- **Written request**:
Copy all lines below containing "code".

- **Extracted data**:
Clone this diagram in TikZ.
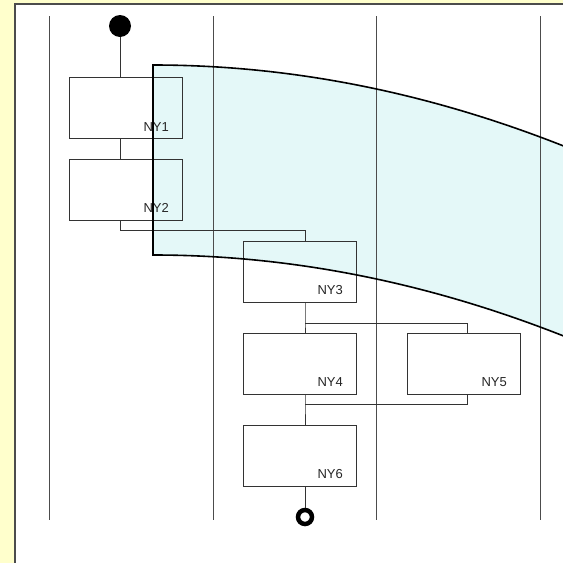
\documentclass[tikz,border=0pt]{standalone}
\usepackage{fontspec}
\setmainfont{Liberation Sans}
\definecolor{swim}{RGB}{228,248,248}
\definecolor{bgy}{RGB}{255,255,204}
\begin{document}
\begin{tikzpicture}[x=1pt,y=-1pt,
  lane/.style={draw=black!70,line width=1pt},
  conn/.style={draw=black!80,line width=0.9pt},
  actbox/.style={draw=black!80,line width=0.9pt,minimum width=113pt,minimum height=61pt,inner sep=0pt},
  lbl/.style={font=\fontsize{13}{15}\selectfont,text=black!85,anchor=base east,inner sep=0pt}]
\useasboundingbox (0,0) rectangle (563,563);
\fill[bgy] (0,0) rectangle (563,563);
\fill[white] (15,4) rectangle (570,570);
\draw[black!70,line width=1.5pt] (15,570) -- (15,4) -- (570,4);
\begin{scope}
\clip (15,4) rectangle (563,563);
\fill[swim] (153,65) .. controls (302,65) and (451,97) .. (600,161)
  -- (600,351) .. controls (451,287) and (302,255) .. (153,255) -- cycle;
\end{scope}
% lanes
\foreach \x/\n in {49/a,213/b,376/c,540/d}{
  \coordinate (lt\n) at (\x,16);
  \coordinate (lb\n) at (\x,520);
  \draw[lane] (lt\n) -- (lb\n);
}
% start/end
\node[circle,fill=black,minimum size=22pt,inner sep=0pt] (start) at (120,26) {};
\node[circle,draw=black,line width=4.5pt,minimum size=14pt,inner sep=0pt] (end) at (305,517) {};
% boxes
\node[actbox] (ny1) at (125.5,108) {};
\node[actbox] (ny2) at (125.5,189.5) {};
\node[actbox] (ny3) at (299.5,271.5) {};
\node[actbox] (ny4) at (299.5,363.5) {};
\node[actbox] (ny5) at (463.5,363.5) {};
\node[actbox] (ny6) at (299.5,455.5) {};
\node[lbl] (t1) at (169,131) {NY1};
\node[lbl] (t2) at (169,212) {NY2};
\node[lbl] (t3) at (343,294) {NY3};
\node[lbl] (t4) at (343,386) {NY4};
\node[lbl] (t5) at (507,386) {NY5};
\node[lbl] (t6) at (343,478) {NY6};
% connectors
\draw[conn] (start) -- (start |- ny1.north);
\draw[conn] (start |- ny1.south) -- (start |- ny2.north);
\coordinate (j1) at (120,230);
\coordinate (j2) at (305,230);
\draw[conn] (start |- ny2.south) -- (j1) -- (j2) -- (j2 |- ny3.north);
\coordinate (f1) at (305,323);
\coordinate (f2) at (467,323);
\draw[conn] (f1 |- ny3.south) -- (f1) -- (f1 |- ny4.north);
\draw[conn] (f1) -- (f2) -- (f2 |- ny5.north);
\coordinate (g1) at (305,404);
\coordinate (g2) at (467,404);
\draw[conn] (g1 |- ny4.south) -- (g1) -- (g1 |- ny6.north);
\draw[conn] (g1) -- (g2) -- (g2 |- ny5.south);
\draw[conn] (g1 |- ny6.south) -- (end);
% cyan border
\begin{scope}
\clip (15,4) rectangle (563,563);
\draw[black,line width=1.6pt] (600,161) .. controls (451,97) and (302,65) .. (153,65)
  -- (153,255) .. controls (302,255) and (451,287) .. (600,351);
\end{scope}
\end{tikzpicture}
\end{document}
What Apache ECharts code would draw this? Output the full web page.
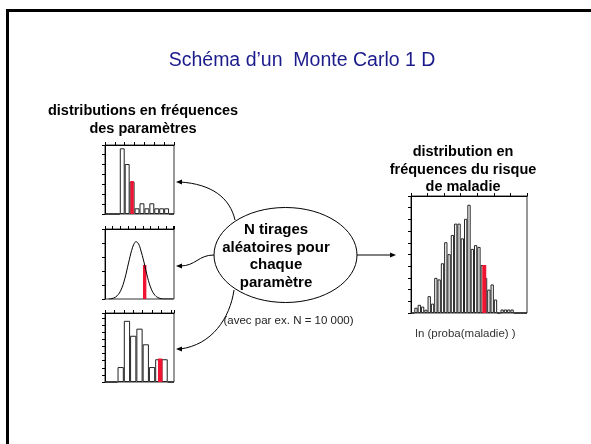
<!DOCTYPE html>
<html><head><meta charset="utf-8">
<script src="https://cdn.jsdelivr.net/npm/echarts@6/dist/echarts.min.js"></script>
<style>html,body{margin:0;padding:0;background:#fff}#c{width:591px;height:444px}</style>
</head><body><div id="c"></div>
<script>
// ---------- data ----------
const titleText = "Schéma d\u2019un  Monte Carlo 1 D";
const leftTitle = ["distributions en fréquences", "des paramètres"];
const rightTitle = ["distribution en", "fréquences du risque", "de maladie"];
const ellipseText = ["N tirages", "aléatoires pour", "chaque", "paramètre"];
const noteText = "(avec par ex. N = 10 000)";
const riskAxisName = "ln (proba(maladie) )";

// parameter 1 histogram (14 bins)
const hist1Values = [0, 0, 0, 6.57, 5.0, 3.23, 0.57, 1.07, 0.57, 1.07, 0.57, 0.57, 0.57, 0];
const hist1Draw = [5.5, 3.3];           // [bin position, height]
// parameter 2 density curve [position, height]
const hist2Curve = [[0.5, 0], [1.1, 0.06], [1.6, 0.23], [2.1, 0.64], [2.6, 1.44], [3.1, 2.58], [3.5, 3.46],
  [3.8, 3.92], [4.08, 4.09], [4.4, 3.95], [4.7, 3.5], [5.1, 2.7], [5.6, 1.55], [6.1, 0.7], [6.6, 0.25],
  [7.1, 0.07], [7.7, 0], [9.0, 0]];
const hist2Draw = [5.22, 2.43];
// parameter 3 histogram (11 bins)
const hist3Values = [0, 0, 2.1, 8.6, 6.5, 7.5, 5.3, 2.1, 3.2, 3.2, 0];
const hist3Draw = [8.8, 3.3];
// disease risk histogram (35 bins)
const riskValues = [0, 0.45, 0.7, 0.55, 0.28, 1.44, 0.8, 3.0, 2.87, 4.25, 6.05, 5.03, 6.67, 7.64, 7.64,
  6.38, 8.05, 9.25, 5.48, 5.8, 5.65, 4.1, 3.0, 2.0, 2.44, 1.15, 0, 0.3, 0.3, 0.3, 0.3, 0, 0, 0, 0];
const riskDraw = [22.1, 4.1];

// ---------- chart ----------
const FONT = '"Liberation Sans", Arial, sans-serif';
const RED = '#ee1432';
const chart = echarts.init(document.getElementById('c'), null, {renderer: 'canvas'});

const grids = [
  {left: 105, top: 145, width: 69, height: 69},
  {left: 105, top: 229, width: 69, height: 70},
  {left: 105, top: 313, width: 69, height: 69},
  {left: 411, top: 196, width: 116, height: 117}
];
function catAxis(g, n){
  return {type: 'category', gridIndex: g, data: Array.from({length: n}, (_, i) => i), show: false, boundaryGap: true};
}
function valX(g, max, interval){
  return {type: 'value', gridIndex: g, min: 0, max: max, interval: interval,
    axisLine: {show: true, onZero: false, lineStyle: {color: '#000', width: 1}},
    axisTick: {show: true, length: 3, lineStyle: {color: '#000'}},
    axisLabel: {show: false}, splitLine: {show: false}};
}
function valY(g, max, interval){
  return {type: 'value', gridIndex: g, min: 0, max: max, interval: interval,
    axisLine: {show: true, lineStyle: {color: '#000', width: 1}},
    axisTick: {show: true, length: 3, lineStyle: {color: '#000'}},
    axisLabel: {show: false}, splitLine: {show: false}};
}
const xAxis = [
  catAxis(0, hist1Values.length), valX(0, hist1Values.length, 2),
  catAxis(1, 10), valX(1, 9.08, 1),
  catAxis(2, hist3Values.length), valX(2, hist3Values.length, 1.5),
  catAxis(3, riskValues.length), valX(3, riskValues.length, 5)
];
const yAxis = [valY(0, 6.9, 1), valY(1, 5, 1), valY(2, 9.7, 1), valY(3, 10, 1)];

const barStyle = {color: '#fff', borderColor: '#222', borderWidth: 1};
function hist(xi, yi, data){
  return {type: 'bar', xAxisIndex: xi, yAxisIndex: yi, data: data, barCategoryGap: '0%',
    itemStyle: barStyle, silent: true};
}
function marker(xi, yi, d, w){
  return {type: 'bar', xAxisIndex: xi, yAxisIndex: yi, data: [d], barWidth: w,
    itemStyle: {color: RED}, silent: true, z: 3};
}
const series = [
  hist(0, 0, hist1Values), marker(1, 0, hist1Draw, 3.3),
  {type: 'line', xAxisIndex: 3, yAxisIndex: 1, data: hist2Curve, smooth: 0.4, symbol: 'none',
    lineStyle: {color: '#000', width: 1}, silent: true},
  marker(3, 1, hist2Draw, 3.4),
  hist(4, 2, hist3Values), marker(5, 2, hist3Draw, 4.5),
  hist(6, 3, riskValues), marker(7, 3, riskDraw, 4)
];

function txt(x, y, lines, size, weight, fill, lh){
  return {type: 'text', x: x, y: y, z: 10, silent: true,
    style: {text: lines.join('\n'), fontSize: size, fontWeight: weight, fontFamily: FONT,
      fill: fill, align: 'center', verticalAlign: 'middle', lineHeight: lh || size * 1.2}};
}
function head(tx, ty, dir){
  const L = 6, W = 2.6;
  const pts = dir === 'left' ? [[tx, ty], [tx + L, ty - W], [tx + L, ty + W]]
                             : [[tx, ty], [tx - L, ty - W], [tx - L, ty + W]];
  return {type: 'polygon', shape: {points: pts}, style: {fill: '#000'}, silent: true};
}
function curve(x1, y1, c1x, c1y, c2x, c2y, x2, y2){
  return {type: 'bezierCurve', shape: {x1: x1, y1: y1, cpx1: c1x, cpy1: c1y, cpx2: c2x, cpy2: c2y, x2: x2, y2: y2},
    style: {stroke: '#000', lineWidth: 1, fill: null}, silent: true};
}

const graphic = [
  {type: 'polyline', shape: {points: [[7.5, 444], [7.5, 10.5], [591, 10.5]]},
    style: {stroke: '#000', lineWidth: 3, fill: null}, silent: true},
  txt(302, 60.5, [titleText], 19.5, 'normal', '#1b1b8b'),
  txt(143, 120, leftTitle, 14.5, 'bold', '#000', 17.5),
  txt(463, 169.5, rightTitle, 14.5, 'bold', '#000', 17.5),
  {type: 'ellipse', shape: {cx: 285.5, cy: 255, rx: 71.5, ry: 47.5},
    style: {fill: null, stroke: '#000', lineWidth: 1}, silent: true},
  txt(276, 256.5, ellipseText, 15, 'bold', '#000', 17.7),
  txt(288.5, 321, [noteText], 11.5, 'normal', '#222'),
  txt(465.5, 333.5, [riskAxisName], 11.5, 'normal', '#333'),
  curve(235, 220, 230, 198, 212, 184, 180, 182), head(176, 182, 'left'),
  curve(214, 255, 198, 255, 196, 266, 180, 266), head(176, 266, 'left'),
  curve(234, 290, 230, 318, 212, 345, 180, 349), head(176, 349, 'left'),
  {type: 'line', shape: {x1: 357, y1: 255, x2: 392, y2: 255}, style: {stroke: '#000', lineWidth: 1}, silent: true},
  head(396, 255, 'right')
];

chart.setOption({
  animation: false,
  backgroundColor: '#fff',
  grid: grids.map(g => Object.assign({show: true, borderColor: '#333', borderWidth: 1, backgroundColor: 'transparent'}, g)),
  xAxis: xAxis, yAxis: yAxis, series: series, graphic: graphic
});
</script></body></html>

--

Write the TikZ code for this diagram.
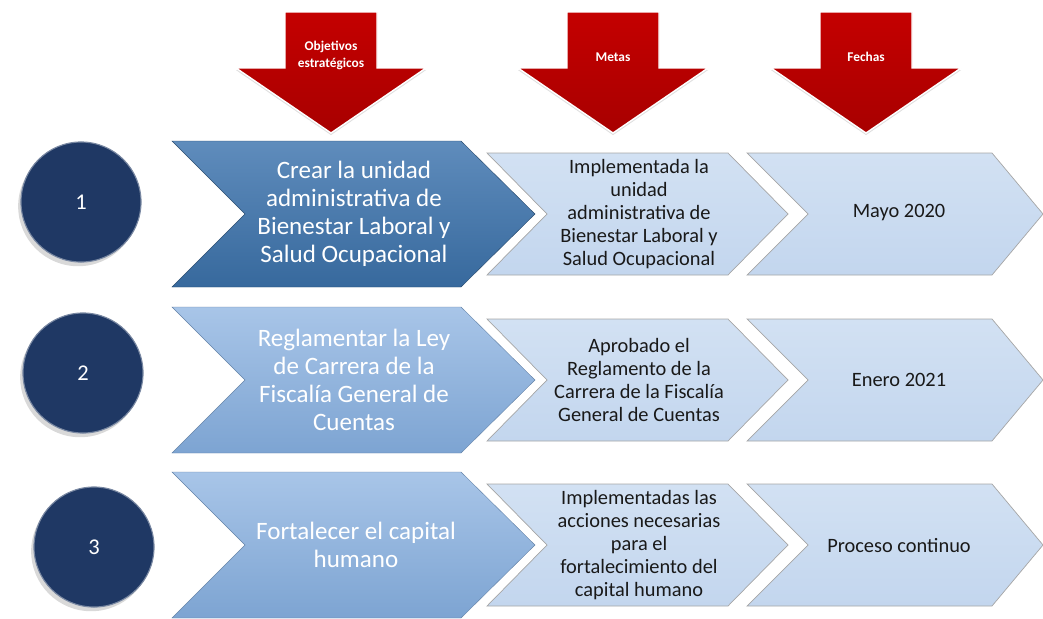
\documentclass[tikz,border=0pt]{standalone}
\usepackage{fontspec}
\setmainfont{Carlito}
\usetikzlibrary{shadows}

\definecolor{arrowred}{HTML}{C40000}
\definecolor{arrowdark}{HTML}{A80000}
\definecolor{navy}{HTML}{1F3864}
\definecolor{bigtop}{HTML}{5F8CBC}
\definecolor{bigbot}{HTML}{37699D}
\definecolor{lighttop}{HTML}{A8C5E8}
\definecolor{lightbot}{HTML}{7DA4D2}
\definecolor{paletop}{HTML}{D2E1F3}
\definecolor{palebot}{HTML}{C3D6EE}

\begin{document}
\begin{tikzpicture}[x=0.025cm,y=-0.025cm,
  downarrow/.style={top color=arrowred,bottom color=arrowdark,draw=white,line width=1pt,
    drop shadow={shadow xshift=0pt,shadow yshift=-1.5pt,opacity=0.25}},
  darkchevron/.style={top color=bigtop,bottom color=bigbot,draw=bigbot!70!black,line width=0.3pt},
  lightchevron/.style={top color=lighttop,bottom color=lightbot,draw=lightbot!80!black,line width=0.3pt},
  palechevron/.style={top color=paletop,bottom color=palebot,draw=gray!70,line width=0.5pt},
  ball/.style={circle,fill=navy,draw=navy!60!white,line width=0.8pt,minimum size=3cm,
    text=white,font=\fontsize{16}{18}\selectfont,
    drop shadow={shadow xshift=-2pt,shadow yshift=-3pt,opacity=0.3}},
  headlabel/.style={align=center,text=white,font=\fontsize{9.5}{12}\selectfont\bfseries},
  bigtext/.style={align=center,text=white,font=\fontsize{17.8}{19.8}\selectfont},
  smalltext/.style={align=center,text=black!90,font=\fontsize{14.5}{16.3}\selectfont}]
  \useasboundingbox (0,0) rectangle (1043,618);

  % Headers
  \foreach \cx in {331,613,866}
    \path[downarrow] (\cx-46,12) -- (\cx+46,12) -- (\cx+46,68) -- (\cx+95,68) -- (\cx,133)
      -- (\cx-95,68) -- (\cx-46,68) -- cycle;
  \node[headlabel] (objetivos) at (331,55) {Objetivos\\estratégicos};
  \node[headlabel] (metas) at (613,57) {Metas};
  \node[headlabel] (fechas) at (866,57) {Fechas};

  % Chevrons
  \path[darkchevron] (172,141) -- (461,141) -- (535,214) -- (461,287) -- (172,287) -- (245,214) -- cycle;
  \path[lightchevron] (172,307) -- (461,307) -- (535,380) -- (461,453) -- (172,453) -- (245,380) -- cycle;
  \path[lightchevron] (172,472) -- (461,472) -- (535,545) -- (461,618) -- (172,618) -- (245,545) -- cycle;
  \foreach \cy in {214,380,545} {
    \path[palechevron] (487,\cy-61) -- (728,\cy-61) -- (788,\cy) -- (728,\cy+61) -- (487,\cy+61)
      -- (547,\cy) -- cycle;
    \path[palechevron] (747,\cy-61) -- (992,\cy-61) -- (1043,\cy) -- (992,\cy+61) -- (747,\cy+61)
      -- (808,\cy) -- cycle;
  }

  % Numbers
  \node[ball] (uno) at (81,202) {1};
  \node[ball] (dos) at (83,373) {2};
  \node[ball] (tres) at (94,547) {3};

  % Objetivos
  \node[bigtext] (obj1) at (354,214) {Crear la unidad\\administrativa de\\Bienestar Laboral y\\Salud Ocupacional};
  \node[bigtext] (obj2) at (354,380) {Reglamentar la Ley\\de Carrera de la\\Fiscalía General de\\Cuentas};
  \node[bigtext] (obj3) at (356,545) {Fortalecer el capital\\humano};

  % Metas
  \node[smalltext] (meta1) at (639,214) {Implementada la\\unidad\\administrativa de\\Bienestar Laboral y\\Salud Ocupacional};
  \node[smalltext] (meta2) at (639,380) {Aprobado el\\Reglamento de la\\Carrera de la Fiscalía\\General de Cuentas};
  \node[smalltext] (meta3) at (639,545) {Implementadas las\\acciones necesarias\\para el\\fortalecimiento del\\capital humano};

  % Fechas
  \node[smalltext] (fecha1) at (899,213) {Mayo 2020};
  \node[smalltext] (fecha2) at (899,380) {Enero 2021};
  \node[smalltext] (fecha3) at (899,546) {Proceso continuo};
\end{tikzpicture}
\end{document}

==

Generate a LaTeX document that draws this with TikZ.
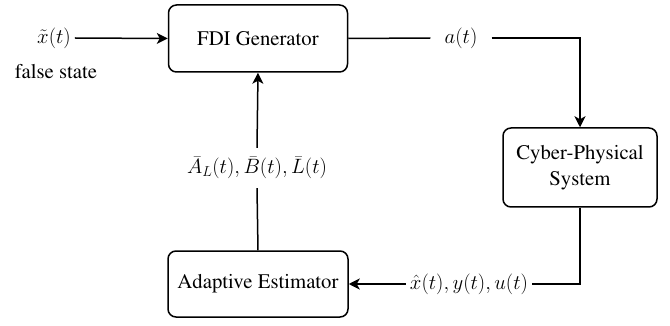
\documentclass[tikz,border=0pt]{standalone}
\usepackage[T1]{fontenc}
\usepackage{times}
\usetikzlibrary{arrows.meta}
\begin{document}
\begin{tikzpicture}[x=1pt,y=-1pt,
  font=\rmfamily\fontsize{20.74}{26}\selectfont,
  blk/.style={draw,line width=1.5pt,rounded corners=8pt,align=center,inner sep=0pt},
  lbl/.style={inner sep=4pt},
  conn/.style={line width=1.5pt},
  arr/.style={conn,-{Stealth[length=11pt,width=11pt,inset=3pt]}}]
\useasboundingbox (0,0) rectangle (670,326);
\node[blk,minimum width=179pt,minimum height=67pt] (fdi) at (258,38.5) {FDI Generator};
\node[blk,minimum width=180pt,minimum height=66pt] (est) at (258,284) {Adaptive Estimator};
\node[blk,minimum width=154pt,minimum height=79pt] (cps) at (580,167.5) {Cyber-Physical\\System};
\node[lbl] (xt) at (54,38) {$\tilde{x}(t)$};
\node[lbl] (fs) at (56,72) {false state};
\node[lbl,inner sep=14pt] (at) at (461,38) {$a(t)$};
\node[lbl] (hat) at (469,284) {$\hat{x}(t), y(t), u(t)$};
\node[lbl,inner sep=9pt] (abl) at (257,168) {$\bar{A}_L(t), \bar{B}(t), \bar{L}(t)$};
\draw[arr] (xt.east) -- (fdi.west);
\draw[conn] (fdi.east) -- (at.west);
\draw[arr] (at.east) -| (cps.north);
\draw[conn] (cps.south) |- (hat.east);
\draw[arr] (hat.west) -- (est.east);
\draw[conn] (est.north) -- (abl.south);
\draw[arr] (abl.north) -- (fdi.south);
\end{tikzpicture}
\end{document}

- **Solution to this exercise**:
What Apache ECharts code would draw this? Output the full web page.
Write the TikZ code for this diagram.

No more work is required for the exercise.